Burger King has made the conscious decision to promote higher calorie/higher fat options since this is what their target audience seems to want. While it is unfortunately that many Americans elect to fill their diets with unhealthy options, I respect their unalienable right to do just that. Subway, among others, has made some headway offering lower fat options. If consumers really want healthy options, then competitive advantage is to be gained by the fast food restaurant chain that can deliver great tasting food that is also better for you and reasonably priced. Opportunity knocks and I will certainly celebrate any company that enhances their offering as such.

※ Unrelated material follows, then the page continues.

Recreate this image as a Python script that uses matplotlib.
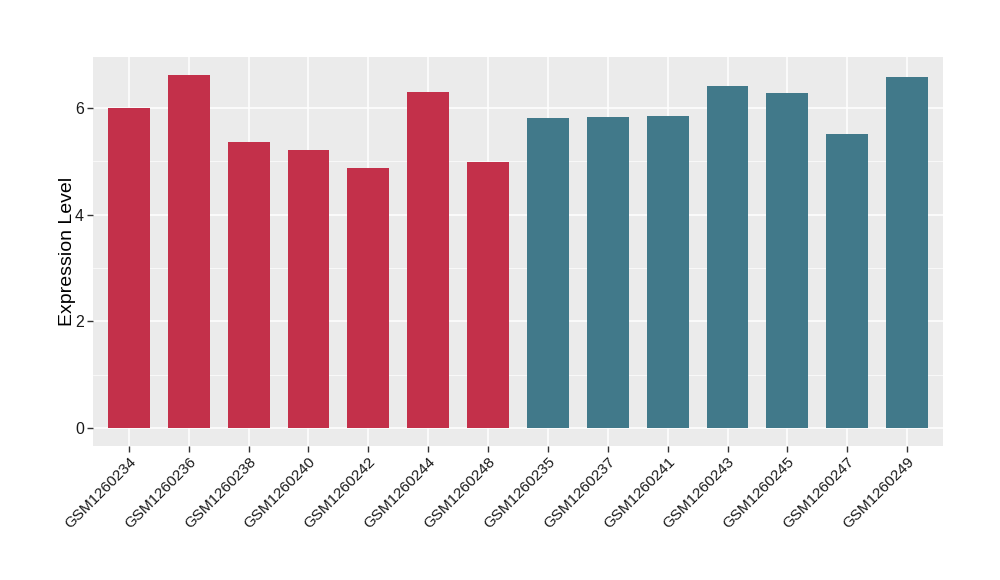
import numpy as np
import matplotlib.pyplot as plt

plt.rcParams['font.family'] = ['Liberation Sans', 'DejaVu Sans']

# Sample names and expression values (two groups)
samples = ['GSM1260234', 'GSM1260236', 'GSM1260238', 'GSM1260240', 'GSM1260242',
           'GSM1260244', 'GSM1260248', 'GSM1260235', 'GSM1260237', 'GSM1260241',
           'GSM1260243', 'GSM1260245', 'GSM1260247', 'GSM1260249']
values = [5.99, 6.62, 5.35, 5.20, 4.87, 6.30, 4.98,
          5.80, 5.82, 5.84, 6.40, 6.28, 5.50, 6.57]
groups = ['A'] * 7 + ['B'] * 7
group_colors = {'A': '#C3304A', 'B': '#41798A'}

fig = plt.figure(figsize=(10, 5.8), dpi=100)
ax = fig.add_axes([0.093, 0.231, 0.85, 0.671])
ax.set_facecolor('#EBEBEB')

x = np.arange(1, len(samples) + 1)
ax.bar(x, values, width=0.7, color=[group_colors[g] for g in groups], zorder=3)

# ggplot-like limits
ymax = max(values)
ax.set_xlim(0.4, len(samples) + 0.6)
ax.set_ylim(-0.05 * ymax, 1.05 * ymax)

ax.set_yticks([0, 2, 4, 6])
ax.set_yticks([1, 3, 5], minor=True)
ax.set_xticks(x)
ax.set_xticklabels(samples, rotation=45, ha='right', va='top',
                   rotation_mode='anchor', fontsize=11, color='#1a1a1a')
ax.tick_params(axis='y', labelsize=11.5, labelcolor='#1a1a1a')
ax.tick_params(axis='both', which='major', length=4, width=1, color='#333333', pad=2.5)
ax.tick_params(axis='y', which='minor', length=0)

ax.grid(True, which='major', color='white', linewidth=1.1, zorder=0)
ax.grid(True, which='minor', axis='y', color='white', linewidth=0.5, zorder=0)
for s in ax.spines.values():
    s.set_visible(False)

ax.set_ylabel('Expression Level', fontsize=14, color='black', labelpad=-1)

fig.savefig('out.png', dpi=100)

The point of all this is that sometimes we have to take the good with the bad. I have no problem acknowledging good (in this case entertaining) marketing when I see it even if it is for products that are less than good for you. Burger King advertising over the last four years has helped grow their business but not grow the category so really they are simply getting their target to eat at BK more often than Wendy’s or other equally unhealthy options. Should we really hold Burger King responsible for making young American men fatter as a result of their clever advertising? Last time I checked, no one is forcing anyone to eat anywhere.

That said, I do think leading fast food restaurants would be wise to take a cue from cereal/food companies like Kellogg’s and curtail or revise their kids marketing efforts. Getting kids to eat better is a “whopper” of a challenge that will take the unified efforts of parents, schools and food companies. Perhaps I’m talking out both sides of my mouth here so straighten me out if you feel otherwise.